Webapp servers are usually handled well enough with the health checks built into ELB. You can accept a small performance degradation when one webapp server is down, or consistently provision +1 server more than you need. Or if your config is simple, then when a webapp server fails, ELB together with Cloudwatch can automatically spawn a new webapp server for you.
Your own custom servers are another matter. For these it's true, you're on your own, and will need to make do with application built-in methods, or duct tape together something with custom scripts / open source HA tools.
Buying Rightscale's solution might be too expensive. But lesser expensive Amazon tools such as ELB, basic CloudWatch alerting (now free for 5 minutes resolution), or AutoScale are well worth it if you need high availability.

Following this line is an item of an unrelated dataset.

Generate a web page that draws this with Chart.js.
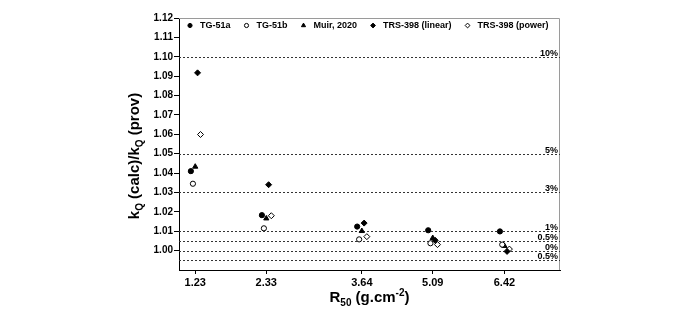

RightScale has some great articles on how to automate failover on EC2. While most of them show you how to do it using RightScale itself, the principles are general and probably helpful to anyone thinking of how to set up a failover architecture on EC2.
The issues you describe (HA, monitoring custom servers, 'duct-taping' services) are generally handled by a PaaS provider. Rightscale and Scalr were already mentioned in a previous answer and there are additional good options (see here for some PaaS options:
https://stackoverflow.com/questions/9542784/looking-for-paas-providers-recommendations)

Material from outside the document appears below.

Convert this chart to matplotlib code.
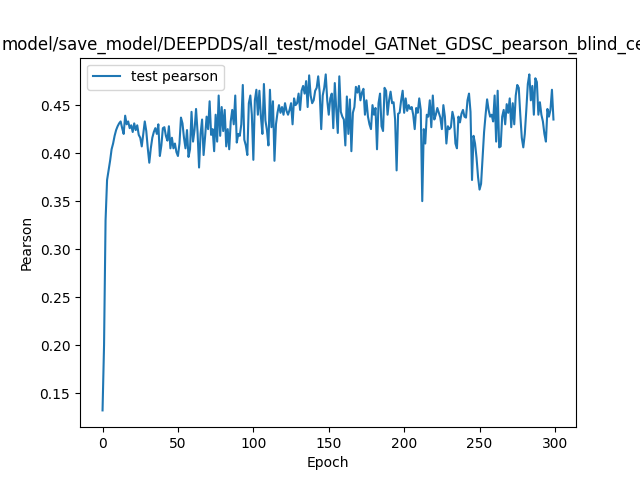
import matplotlib.pyplot as plt

pearson = [
    0.132, 0.200, 0.330, 0.372, 0.382, 0.392, 0.404, 0.410, 0.418, 0.424,
    0.428, 0.431, 0.433, 0.426, 0.420, 0.439, 0.430, 0.433, 0.426, 0.429,
    0.422, 0.431, 0.424, 0.429, 0.419, 0.416, 0.407, 0.420, 0.433, 0.423,
    0.405, 0.390, 0.405, 0.416, 0.422, 0.426, 0.420, 0.430, 0.397, 0.408,
    0.426, 0.427, 0.418, 0.413, 0.428, 0.405, 0.416, 0.405, 0.410, 0.401,
    0.397, 0.410, 0.437, 0.431, 0.416, 0.405, 0.424, 0.396, 0.404, 0.443,
    0.412, 0.424, 0.446, 0.422, 0.385, 0.420, 0.435, 0.398, 0.417, 0.438,
    0.425, 0.454, 0.419, 0.425, 0.402, 0.440, 0.412, 0.460, 0.418, 0.448,
    0.423, 0.445, 0.407, 0.425, 0.404, 0.433, 0.445, 0.430, 0.460, 0.411,
    0.420, 0.418, 0.430, 0.471, 0.414, 0.408, 0.398, 0.452, 0.460, 0.440,
    0.393, 0.455, 0.466, 0.440, 0.465, 0.438, 0.420, 0.472, 0.434, 0.424,
    0.408, 0.466, 0.427, 0.454, 0.392, 0.430, 0.442, 0.450, 0.442, 0.448,
    0.440, 0.452, 0.444, 0.440, 0.445, 0.452, 0.430, 0.457, 0.450, 0.452,
    0.462, 0.445, 0.465, 0.470, 0.462, 0.475, 0.448, 0.481, 0.460, 0.452,
    0.455, 0.465, 0.468, 0.480, 0.463, 0.425, 0.460, 0.468, 0.482, 0.455,
    0.440, 0.457, 0.462, 0.426, 0.473, 0.445, 0.421, 0.480, 0.443, 0.438,
    0.435, 0.408, 0.459, 0.420, 0.456, 0.402, 0.442, 0.448, 0.469, 0.463,
    0.470, 0.455, 0.463, 0.467, 0.440, 0.455, 0.438, 0.430, 0.425, 0.450,
    0.440, 0.447, 0.404, 0.452, 0.462, 0.428, 0.423, 0.468, 0.465, 0.440,
    0.455, 0.464, 0.452, 0.453, 0.435, 0.382, 0.441, 0.442, 0.455, 0.465,
    0.442, 0.457, 0.444, 0.450, 0.446, 0.448, 0.440, 0.425, 0.447, 0.442,
    0.457, 0.445, 0.350, 0.425, 0.410, 0.440, 0.438, 0.455, 0.427, 0.460,
    0.435, 0.440, 0.447, 0.442, 0.437, 0.425, 0.450, 0.438, 0.410, 0.428,
    0.425, 0.427, 0.443, 0.436, 0.410, 0.405, 0.438, 0.432, 0.441, 0.445,
    0.438, 0.437, 0.455, 0.462, 0.443, 0.372, 0.418, 0.410, 0.395, 0.375,
    0.362, 0.368, 0.395, 0.422, 0.440, 0.456, 0.445, 0.438, 0.440, 0.433,
    0.460, 0.412, 0.465, 0.406, 0.407, 0.438, 0.445, 0.430, 0.451, 0.442,
    0.457, 0.427, 0.452, 0.430, 0.460, 0.471, 0.468, 0.440, 0.416, 0.406,
    0.420, 0.445, 0.472, 0.482, 0.455, 0.470, 0.440, 0.478, 0.474, 0.440,
    0.453, 0.440, 0.433, 0.420, 0.412, 0.446, 0.438, 0.445, 0.466, 0.435,
]
epochs = list(range(len(pearson)))

fig, ax = plt.subplots(figsize=(6.4, 4.8), dpi=100)
ax.plot(epochs, pearson, label="test pearson")
ax.set_title("model/save_model/DEEPDDS/all_test/model_GATNet_GDSC_pearson_blind_cell")
ax.set_xlabel("Epoch")
ax.set_ylabel("Pearson")
ax.legend(loc="upper left")
plt.savefig("out.png")
plt.close()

You should consider which of the providers gives the closest fit to what you need.
Due notice: I work for cloudify, an open-source PaaS provider.
I recently wrote a post on our engineering blog about how to use ELB in conjunction with Auto Scaling to achieve automatic failover for any kind of app. It covers how ELB health checks can be used to ping the status of your app and trigger auto scaling actions.
You install heartbeat on both servers You attach an Elastic IP to the 'active' server You configure a script to do the failover by initiating an API request to obtain the elastic IP As soon as the 'stand-by' server got the elastic IP (takes about 30-60 seconds) it can be the master/active.
I don't have the specifics to provide here.
Amazon already provides Elastic Load Balancing... Why reinvent the wheel?